Exercise data:
--- START ---

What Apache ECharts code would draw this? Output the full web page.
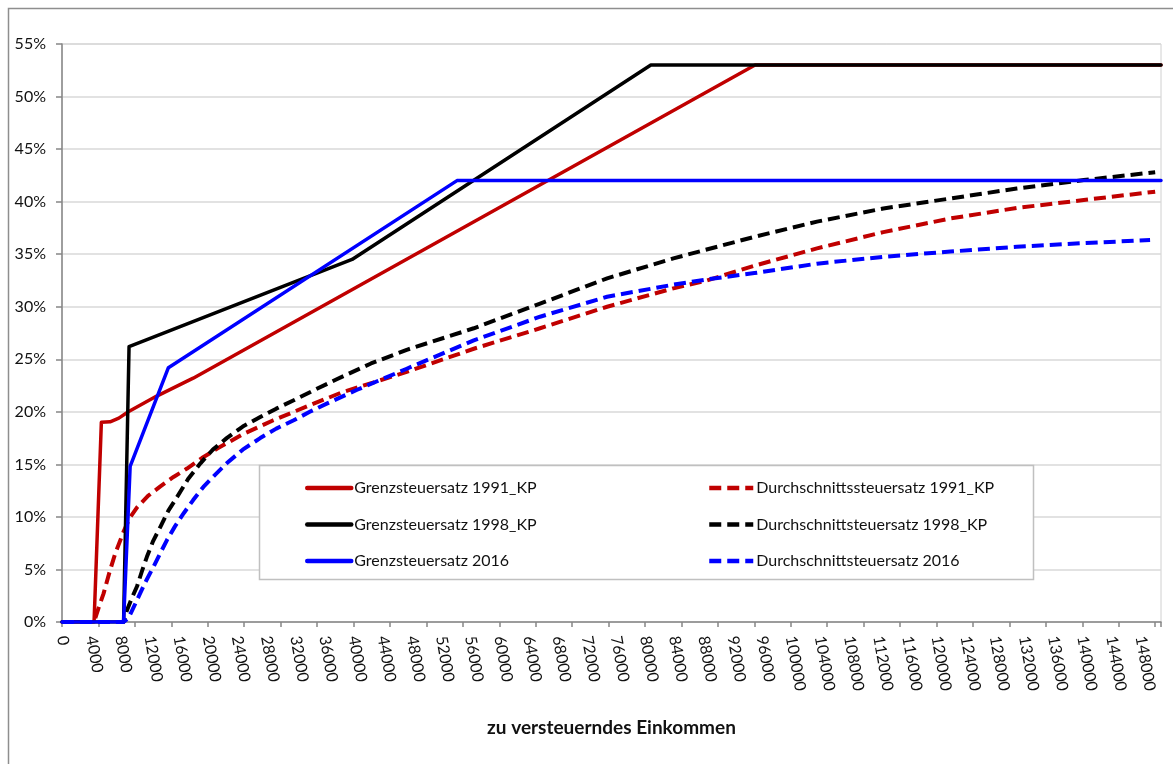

--- END ---
--- START ---

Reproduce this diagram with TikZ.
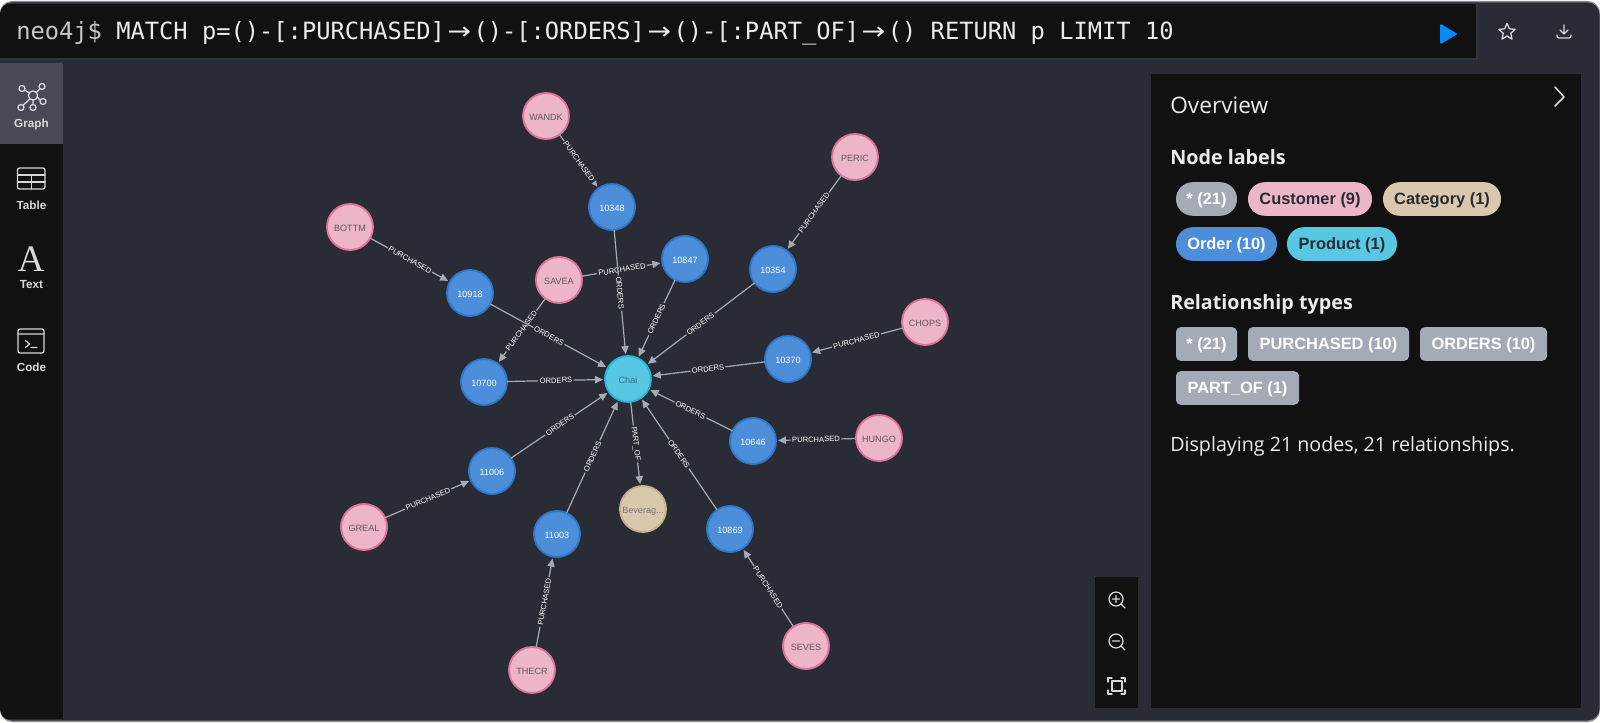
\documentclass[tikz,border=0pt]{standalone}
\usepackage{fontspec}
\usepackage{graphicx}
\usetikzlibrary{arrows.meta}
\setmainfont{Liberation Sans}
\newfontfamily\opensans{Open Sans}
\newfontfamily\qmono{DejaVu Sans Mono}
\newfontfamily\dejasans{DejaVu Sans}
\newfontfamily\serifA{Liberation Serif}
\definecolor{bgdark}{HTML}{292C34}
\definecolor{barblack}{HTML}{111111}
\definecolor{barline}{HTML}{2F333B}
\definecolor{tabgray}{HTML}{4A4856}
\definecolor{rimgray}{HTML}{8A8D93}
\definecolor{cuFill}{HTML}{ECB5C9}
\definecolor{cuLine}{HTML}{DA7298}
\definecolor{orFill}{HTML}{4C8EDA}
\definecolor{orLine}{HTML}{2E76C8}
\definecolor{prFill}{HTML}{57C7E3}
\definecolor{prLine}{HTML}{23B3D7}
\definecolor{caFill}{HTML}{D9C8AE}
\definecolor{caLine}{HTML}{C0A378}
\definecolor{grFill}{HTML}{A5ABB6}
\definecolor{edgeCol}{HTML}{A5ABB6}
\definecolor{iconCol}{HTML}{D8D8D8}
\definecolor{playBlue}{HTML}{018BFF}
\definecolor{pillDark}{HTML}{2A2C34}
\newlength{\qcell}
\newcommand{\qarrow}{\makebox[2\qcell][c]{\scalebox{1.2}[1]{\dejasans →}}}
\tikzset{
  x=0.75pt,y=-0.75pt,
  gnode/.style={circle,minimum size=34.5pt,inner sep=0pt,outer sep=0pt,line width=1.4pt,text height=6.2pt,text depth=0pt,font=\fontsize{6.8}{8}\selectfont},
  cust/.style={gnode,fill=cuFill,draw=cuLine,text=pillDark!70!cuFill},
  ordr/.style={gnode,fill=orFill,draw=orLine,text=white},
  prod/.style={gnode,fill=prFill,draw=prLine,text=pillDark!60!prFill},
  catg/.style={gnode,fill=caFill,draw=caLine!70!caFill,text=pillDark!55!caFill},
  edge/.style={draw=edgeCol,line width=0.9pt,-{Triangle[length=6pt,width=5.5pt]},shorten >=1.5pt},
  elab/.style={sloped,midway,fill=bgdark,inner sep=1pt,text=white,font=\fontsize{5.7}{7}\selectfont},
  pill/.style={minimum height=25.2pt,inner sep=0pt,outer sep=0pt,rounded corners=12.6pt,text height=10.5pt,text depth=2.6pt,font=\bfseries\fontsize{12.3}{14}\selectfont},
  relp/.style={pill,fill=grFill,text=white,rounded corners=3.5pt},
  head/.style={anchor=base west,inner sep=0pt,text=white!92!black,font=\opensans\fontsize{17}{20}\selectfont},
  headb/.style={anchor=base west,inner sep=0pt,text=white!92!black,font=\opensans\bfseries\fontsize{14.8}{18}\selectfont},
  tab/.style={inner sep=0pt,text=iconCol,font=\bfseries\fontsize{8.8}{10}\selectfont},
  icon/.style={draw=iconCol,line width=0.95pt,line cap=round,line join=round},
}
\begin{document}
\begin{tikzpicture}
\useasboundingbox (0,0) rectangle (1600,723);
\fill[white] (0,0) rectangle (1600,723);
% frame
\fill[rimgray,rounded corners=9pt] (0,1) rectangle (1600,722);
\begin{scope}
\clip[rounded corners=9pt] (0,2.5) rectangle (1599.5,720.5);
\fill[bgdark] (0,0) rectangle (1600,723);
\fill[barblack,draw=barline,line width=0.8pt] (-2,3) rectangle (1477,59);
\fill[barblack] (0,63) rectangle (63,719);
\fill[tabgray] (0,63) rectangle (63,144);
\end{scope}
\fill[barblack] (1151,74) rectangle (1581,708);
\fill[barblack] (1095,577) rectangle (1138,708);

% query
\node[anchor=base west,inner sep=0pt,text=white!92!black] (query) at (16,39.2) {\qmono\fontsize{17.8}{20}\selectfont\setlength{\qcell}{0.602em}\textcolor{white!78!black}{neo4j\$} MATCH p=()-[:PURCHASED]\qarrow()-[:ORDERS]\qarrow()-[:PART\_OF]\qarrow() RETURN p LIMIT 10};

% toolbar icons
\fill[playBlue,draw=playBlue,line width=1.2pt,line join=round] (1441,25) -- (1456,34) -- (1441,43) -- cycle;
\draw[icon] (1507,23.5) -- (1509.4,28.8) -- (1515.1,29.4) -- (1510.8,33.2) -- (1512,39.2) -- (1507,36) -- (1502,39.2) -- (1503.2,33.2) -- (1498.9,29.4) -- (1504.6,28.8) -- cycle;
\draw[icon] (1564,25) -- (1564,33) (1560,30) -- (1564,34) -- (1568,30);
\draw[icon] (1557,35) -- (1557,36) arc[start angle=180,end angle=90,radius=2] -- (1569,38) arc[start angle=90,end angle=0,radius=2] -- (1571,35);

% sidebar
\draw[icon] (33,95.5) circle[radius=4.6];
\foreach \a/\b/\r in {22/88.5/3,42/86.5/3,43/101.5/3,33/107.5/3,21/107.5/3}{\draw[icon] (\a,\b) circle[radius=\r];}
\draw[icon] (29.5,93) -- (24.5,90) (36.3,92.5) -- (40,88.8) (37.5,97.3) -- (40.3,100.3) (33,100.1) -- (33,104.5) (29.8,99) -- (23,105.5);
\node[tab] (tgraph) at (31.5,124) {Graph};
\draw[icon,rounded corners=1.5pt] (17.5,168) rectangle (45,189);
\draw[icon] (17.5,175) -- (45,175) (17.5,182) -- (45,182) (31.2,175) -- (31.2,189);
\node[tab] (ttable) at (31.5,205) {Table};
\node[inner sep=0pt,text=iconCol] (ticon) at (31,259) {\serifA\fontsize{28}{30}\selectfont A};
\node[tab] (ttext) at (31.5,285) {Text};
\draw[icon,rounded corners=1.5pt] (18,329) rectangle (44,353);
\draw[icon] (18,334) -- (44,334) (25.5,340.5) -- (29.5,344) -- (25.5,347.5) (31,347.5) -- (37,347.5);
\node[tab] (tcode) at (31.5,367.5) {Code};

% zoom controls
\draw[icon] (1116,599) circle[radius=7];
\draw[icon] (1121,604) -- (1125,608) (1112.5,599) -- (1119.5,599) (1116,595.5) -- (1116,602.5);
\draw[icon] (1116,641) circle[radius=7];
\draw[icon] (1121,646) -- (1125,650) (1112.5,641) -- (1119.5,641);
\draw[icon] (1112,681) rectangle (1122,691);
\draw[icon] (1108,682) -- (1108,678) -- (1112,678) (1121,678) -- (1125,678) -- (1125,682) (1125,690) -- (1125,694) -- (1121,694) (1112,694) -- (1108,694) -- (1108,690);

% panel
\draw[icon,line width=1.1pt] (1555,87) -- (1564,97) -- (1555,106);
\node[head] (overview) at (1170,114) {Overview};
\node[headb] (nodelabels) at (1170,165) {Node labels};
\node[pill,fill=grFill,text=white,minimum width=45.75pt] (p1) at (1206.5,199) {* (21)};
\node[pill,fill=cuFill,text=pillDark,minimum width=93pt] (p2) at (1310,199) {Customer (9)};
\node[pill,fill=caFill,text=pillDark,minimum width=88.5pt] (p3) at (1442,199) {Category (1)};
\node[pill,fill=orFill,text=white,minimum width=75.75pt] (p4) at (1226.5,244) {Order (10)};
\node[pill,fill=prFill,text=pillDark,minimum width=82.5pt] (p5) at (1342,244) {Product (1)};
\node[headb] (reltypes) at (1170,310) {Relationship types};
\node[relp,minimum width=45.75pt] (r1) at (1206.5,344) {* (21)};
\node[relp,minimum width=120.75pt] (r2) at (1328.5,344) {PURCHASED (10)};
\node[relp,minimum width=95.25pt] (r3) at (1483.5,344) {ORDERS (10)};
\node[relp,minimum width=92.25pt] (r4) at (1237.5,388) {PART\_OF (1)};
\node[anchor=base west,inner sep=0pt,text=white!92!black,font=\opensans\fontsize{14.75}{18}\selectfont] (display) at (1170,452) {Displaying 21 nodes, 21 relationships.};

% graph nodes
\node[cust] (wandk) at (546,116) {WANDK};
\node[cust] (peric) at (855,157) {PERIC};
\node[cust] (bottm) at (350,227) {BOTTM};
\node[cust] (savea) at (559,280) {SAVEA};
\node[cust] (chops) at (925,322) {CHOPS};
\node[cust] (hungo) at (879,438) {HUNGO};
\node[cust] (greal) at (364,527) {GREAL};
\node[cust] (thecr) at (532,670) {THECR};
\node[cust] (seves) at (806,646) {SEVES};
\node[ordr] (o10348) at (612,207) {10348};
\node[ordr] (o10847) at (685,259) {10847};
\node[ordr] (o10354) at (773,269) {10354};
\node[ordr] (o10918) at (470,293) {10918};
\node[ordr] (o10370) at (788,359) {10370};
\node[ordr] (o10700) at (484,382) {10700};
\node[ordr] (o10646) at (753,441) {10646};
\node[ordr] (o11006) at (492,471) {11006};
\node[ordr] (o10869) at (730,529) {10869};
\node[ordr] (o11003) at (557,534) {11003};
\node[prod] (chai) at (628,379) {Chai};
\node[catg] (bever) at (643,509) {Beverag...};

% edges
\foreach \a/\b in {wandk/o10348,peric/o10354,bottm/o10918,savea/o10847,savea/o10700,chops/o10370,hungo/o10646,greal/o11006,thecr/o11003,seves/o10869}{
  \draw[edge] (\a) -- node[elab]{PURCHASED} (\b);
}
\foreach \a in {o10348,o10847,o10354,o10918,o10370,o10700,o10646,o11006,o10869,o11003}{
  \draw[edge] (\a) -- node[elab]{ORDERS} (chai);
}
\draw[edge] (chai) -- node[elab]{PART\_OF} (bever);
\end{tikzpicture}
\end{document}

--- END ---
--- START ---

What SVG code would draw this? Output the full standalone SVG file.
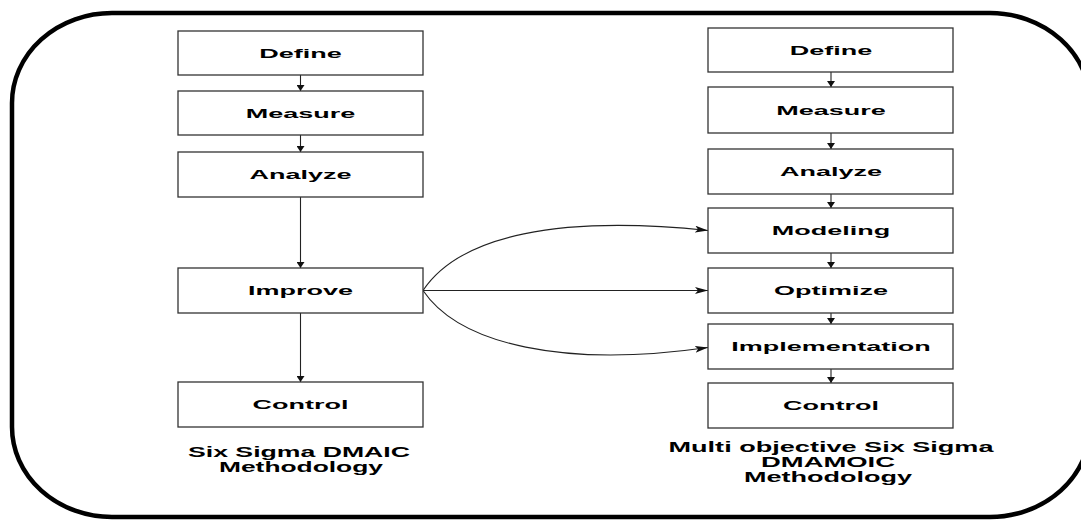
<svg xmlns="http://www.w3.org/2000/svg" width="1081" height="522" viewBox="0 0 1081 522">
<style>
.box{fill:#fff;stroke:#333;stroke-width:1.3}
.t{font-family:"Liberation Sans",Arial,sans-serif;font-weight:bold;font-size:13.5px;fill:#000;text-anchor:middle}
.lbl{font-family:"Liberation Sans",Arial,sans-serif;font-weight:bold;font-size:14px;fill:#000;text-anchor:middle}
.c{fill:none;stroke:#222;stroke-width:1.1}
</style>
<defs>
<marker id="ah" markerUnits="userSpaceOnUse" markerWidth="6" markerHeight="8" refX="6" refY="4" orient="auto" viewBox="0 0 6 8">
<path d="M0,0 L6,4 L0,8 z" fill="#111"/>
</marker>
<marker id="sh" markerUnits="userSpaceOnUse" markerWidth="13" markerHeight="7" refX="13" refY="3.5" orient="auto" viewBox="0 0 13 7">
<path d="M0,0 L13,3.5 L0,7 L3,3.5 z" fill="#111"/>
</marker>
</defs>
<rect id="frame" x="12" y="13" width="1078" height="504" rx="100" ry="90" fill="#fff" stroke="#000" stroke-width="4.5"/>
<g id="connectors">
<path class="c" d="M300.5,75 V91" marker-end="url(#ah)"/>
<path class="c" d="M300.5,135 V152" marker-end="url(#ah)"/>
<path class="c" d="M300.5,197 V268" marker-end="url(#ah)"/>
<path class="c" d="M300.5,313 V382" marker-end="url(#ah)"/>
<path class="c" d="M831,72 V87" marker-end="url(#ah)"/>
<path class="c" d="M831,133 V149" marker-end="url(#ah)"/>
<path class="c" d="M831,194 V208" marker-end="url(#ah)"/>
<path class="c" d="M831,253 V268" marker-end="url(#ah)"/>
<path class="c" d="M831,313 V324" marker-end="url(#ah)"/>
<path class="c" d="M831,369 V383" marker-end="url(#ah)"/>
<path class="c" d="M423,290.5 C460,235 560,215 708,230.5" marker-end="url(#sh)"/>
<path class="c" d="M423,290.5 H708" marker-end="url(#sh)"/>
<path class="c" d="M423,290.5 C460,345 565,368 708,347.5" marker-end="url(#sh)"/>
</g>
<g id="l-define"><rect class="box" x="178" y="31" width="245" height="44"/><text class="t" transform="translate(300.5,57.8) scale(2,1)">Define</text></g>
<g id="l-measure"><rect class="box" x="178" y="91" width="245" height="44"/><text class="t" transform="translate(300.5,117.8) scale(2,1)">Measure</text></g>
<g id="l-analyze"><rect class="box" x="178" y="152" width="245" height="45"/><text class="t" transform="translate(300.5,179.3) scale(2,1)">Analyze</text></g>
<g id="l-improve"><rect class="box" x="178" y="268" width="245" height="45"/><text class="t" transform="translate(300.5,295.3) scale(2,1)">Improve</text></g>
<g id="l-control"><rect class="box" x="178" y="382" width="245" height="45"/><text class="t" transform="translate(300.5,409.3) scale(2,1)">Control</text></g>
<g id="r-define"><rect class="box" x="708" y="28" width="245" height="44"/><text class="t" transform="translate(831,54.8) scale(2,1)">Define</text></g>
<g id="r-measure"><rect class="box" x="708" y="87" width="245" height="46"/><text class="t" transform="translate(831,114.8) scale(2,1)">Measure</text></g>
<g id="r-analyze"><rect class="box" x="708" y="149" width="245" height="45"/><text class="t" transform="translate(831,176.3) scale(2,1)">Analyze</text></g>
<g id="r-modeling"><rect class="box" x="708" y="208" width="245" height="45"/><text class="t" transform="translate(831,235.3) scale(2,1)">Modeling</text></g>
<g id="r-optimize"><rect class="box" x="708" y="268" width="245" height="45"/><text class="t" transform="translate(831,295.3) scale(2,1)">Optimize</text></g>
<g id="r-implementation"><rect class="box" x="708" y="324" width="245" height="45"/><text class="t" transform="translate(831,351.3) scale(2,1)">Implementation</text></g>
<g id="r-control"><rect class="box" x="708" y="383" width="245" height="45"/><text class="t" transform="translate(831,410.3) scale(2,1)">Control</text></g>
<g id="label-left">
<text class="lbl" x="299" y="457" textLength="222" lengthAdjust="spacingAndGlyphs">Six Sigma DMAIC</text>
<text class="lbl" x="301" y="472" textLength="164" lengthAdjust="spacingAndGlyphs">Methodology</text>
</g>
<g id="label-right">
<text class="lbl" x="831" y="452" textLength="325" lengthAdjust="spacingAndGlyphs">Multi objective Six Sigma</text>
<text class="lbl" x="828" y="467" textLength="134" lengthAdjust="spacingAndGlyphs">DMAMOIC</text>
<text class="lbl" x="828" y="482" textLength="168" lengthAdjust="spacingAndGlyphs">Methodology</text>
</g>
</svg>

--- END ---

Exercise:
Copy each line of the data above that holds "would".

Result:
What Apache ECharts code would draw this? Output the full web page.
What SVG code would draw this? Output the full standalone SVG file.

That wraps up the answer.